----- RAW DATA

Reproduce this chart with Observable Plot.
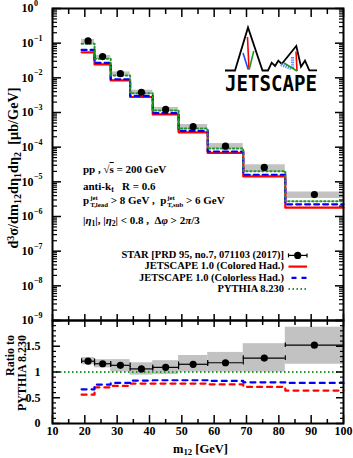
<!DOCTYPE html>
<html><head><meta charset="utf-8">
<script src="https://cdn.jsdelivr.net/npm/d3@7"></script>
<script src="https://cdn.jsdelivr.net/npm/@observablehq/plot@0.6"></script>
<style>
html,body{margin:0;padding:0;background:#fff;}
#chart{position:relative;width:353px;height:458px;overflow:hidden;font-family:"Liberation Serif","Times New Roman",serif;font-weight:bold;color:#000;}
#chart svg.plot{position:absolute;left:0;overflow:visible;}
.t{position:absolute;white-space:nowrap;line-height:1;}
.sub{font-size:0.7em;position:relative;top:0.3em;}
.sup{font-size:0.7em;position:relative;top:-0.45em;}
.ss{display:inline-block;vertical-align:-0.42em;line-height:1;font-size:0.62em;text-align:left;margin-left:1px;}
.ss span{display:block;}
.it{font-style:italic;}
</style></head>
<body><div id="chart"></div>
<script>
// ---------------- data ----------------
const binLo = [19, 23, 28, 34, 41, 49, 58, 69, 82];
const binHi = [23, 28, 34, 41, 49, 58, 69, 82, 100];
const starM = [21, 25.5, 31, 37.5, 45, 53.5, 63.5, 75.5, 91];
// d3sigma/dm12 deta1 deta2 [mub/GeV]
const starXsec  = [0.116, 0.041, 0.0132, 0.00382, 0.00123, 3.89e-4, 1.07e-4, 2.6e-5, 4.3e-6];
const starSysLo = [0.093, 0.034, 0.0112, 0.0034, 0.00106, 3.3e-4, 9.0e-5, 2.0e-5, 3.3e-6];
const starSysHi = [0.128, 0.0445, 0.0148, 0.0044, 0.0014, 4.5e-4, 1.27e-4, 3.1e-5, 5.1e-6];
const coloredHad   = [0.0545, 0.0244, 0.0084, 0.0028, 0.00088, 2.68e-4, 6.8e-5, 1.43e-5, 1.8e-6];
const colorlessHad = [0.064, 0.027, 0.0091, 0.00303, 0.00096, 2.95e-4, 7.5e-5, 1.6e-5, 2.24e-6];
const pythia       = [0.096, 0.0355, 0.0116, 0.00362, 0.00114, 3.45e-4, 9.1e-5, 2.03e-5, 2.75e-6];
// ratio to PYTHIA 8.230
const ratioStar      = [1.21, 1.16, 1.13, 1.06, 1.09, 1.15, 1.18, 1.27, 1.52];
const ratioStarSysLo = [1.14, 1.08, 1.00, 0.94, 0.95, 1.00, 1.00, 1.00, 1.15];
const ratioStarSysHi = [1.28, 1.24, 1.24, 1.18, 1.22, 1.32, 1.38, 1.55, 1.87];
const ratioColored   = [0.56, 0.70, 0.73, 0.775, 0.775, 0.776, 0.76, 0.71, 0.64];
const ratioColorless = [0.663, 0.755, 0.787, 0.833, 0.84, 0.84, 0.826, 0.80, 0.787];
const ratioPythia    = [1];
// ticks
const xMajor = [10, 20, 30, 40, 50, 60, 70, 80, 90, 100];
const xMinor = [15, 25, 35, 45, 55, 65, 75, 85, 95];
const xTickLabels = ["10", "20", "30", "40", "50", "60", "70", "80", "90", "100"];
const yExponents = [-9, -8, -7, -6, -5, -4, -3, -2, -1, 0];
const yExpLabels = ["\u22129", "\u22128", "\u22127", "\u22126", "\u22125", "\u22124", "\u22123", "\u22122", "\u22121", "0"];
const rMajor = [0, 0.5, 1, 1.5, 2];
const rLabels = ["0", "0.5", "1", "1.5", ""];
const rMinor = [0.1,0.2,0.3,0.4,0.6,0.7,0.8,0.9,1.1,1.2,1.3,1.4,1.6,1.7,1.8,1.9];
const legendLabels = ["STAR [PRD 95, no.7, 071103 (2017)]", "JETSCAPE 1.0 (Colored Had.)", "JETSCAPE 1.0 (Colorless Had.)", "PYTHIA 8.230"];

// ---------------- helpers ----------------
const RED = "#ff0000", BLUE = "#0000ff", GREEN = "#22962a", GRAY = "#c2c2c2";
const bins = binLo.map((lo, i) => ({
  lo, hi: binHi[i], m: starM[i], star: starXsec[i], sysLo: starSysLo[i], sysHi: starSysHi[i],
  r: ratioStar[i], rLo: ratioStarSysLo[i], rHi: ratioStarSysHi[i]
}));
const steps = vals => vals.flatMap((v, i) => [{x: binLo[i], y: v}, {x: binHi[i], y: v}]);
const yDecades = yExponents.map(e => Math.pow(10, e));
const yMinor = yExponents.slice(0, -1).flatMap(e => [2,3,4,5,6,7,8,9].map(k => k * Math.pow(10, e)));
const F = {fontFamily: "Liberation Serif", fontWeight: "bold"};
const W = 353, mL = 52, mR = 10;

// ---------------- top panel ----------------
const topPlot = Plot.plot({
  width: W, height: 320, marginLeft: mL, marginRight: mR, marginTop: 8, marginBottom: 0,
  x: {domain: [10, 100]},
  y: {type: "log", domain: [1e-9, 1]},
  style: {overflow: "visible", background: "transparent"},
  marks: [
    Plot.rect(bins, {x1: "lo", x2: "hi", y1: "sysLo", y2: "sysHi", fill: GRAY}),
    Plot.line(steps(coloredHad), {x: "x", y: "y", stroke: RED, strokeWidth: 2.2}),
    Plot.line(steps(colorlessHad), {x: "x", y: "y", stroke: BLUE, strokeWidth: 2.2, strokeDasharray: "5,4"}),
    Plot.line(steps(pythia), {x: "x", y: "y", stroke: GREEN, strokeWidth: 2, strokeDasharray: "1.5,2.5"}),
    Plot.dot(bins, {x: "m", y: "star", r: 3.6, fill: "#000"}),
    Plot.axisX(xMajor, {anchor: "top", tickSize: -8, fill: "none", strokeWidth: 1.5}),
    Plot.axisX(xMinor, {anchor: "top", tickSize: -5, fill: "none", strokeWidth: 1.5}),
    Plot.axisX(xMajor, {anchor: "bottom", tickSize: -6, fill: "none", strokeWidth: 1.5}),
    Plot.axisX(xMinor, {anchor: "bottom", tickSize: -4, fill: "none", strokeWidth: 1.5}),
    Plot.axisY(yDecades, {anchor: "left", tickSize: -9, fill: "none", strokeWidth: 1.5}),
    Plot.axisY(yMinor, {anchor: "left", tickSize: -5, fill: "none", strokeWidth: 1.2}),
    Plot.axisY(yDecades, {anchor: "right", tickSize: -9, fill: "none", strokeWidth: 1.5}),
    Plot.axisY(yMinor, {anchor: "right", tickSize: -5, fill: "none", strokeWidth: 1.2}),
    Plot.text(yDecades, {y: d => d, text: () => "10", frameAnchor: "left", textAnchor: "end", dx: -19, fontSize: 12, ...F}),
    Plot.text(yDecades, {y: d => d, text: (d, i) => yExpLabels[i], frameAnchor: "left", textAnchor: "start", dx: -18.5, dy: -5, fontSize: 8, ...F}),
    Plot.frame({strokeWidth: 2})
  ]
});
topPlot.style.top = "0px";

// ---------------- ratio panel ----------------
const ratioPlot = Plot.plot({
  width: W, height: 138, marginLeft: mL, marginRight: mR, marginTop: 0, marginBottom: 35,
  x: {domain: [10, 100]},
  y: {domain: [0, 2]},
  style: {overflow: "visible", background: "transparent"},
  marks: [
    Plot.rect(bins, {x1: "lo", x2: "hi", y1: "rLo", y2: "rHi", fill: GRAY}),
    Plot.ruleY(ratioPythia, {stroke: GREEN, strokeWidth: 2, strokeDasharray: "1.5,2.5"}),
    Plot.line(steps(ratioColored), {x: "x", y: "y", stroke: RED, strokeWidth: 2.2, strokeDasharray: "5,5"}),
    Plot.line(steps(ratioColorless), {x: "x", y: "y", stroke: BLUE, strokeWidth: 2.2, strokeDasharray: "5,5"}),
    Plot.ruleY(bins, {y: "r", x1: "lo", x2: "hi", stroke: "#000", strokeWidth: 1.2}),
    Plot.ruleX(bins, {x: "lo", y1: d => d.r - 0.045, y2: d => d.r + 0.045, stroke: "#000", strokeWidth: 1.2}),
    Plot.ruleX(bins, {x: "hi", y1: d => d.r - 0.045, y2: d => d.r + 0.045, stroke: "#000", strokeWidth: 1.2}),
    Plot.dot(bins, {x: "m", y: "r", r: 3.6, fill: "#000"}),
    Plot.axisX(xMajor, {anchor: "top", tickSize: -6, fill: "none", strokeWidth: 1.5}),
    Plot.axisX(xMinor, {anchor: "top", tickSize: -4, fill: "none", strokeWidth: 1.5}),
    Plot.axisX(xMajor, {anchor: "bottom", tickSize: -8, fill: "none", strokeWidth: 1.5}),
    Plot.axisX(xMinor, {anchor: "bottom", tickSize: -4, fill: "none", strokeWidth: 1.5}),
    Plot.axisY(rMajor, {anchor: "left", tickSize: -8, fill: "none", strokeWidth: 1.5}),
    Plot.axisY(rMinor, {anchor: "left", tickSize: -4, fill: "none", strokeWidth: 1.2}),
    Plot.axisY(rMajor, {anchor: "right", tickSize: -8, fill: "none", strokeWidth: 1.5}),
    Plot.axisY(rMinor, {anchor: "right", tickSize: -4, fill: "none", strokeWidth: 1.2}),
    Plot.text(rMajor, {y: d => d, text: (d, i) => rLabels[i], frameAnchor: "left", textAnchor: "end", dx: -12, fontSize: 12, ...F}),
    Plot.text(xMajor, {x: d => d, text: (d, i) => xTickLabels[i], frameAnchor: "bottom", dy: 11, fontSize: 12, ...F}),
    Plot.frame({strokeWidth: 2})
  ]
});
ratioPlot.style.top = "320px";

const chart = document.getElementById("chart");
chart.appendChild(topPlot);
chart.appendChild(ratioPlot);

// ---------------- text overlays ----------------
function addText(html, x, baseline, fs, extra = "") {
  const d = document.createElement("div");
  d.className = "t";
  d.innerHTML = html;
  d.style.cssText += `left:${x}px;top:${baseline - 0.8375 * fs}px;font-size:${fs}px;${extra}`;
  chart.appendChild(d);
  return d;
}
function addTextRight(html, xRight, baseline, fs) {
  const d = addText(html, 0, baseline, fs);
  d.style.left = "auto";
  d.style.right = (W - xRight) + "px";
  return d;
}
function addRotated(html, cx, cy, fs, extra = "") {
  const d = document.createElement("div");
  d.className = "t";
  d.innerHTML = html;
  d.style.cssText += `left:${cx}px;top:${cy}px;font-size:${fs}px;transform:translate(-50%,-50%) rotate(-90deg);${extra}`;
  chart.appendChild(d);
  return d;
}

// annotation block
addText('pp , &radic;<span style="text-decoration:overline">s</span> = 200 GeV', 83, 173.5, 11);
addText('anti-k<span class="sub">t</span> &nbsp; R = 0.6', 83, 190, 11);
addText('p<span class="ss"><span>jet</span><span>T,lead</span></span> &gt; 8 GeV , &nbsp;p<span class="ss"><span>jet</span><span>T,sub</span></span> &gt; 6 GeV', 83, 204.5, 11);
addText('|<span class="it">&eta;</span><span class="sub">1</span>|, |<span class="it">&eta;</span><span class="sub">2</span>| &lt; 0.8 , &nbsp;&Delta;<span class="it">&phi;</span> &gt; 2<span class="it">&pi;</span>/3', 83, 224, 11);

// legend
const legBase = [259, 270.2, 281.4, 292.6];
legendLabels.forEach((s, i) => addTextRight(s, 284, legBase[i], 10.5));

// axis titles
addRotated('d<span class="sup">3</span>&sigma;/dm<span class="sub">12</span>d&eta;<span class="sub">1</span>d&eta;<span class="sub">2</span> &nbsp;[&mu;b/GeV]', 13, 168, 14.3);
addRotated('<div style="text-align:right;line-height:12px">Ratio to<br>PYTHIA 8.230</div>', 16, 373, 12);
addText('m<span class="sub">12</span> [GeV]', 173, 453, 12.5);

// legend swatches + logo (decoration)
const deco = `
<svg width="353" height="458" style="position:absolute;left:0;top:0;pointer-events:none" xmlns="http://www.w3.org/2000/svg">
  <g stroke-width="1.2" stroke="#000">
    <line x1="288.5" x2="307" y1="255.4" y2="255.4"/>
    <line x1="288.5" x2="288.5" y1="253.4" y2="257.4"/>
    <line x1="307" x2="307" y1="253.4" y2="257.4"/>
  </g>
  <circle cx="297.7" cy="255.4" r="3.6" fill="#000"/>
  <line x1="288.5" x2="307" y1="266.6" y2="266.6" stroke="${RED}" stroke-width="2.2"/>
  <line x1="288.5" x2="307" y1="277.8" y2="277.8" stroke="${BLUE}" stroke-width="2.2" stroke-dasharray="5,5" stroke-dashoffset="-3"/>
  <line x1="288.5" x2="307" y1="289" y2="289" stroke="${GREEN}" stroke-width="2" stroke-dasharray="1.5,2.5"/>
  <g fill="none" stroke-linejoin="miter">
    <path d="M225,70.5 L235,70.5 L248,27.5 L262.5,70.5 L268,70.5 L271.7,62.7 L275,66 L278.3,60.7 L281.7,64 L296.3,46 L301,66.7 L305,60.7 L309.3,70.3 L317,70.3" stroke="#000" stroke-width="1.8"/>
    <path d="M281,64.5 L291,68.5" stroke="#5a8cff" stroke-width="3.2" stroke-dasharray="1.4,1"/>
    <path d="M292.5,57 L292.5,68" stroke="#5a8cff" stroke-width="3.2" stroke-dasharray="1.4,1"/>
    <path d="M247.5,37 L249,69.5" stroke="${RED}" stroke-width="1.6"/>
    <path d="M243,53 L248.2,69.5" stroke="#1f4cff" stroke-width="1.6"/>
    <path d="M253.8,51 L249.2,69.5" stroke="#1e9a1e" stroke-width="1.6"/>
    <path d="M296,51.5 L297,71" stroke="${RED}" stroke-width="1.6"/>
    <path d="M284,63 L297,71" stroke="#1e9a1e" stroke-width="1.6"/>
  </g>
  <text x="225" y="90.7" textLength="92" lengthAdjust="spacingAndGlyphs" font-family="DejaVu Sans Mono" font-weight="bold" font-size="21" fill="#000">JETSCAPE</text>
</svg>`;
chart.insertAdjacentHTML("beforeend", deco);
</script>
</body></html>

----------

__WRITTEN REQUEST__. What is the number of lines above that contain the string "chart"? Answer with the number alone.

__OUTPUT FOR THIS EXERCISE__. 10